Few indie games have managed to generate as much hype as No Man’s Sky. But as one would expect, unbounded possibilities gave way to unbounded expectations. It’s unfortunate really because I felt the game delivered almost everything it promised but I can understand how the ambiguity and unfinished content would lead others to feel disappointed.

No Man’s Sky is a truly remarkable feat, bringing us over 18 quintillion planets to visit, seamless space travel, and a variety of procedurally generated animals littered throughout the galaxy. The feeling of landing on an unexplored planet, admiring the alien skyline, and interacting with the diverse lifeforms and ships that inhabit the systems delivers a sense of discovery I rarely get to feel in a game.

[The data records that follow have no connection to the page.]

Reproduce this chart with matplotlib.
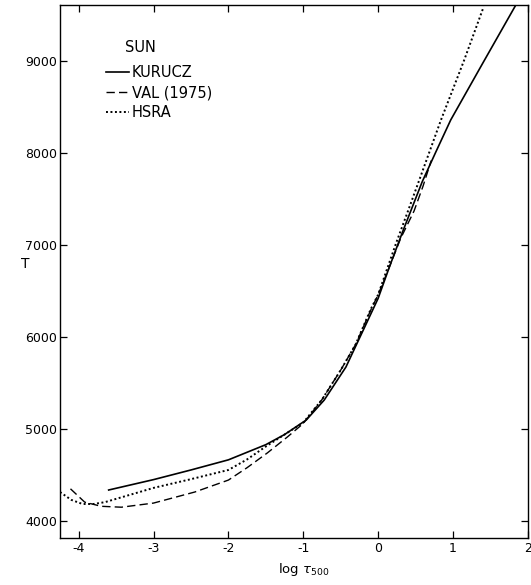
import numpy as np
import matplotlib
matplotlib.use("Agg")
import matplotlib.pyplot as plt

# temperature structure of the solar photosphere
kurucz_logtau = [-3.6, -3.0, -2.5, -2.0, -1.5, -1.25, -0.96, -0.72, -0.43, -0.19,
                 0.0, 0.15, 0.33, 0.59, 0.77, 0.97, 1.4, 1.84]
kurucz_T = [4337, 4450, 4555, 4665, 4830, 4940, 5098, 5315, 5674, 6090,
            6420, 6760, 7150, 7690, 8010, 8360, 8980, 9610]

val_logtau = [-4.11, -3.92, -3.7, -3.43, -3.0, -2.45, -2.0, -1.75, -1.48, -1.21,
              -1.0, -0.75, -0.5, -0.3, -0.1, 0.0, 0.15, 0.3, 0.48, 0.6, 0.71]
val_T = [4350, 4205, 4160, 4150, 4195, 4315, 4445, 4580, 4740, 4915,
         5060, 5320, 5640, 5920, 6290, 6460, 6760, 7070, 7370, 7640, 7920]

hsra_logtau = [-4.25, -4.1, -3.95, -3.8, -3.65, -3.0, -2.5, -2.0, -1.75, -1.5,
               -1.25, -1.0, -0.75, -0.5, -0.3, -0.1, 0.0, 0.24, 0.39, 0.55,
               0.68, 0.84, 1.15, 1.41]
hsra_T = [4315, 4230, 4185, 4185, 4205, 4360, 4455, 4555, 4670, 4810,
          4940, 5070, 5320, 5640, 5920, 6300, 6460, 7020, 7350, 7707,
          8000, 8360, 9011, 9590]

xticks = [-4, -3, -2, -1, 0, 1, 2]
yticks = [4000, 5000, 6000, 7000, 8000, 9000]

plt.rcParams['axes.unicode_minus'] = False

fig = plt.figure(figsize=(5.31, 5.85), dpi=100)
ax = fig.add_axes([0.113, 0.0803, 0.881, 0.9112])

ax.plot(kurucz_logtau, kurucz_T, color='black', lw=1.2, ls='-', label='KURUCZ')
ax.plot(val_logtau, val_T, color='black', lw=1.0, ls=(0, (6, 3)), label='VAL (1975)')
ax.plot(hsra_logtau, hsra_T, color='black', lw=1.4, ls=(0, (1, 1.3)), label='HSRA')

ax.set_xlim(-4.25, 2.0)
ax.set_ylim(3815, 9610)
ax.set_xticks(xticks)
ax.set_yticks(yticks)
ax.tick_params(direction='in', top=True, right=True, length=5, width=0.9,
               labelsize=9, pad=3)
ax.tick_params(axis='y', pad=2)
for s in ax.spines.values():
    s.set_linewidth(1.0)

ax.set_ylabel('T', rotation=0, fontsize=10)
ax.yaxis.set_label_coords(-0.075, 0.50)
ax.set_xlabel(r'log $\tau_{500}$', fontsize=9.5)
ax.xaxis.set_label_coords(0.52, -0.043)

ax.text(0.139, 0.921, 'SUN', transform=ax.transAxes, fontsize=10.5,
        ha='left', va='center')
ax.legend(loc='upper left', bbox_to_anchor=(0.098, 0.888), frameon=False,
          fontsize=10.5, handlelength=1.58, handletextpad=0.2, labelspacing=0.37,
          borderpad=0, borderaxespad=0)

fig.savefig('out.png', dpi=100)
plt.close(fig)
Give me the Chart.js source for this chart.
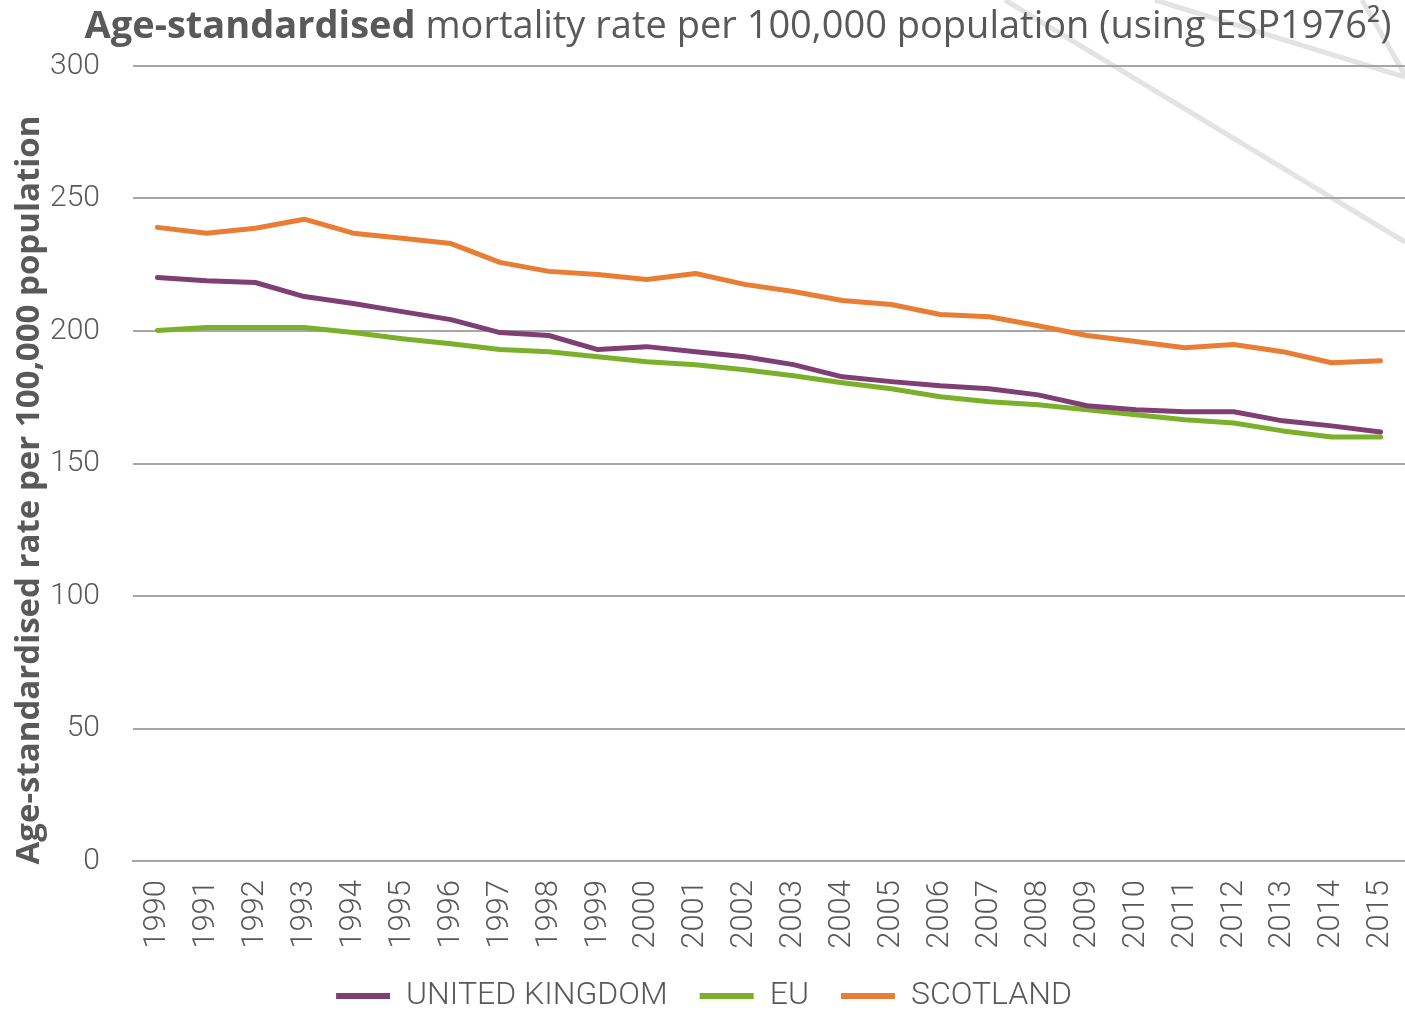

While I enjoyed the base game, admittedly feeling more like an early access title, it has continued to grow by leaps and bounds with free, game-changing updates. The introduction of base building, farming, freighters, exocraft, quests, a story, and portals have each created deep metagames and experiences of their own.

I do not envy Hello Games for the brutal reception their game received at launch – deserved or not – but I do admire that they not only endured but continue years later to deliver large updates that evolve and expand the game. While not everyone will be playing this game for the several hundred hours I have, it is a profoundly unique game that inspired many and continues to show a passion for growth.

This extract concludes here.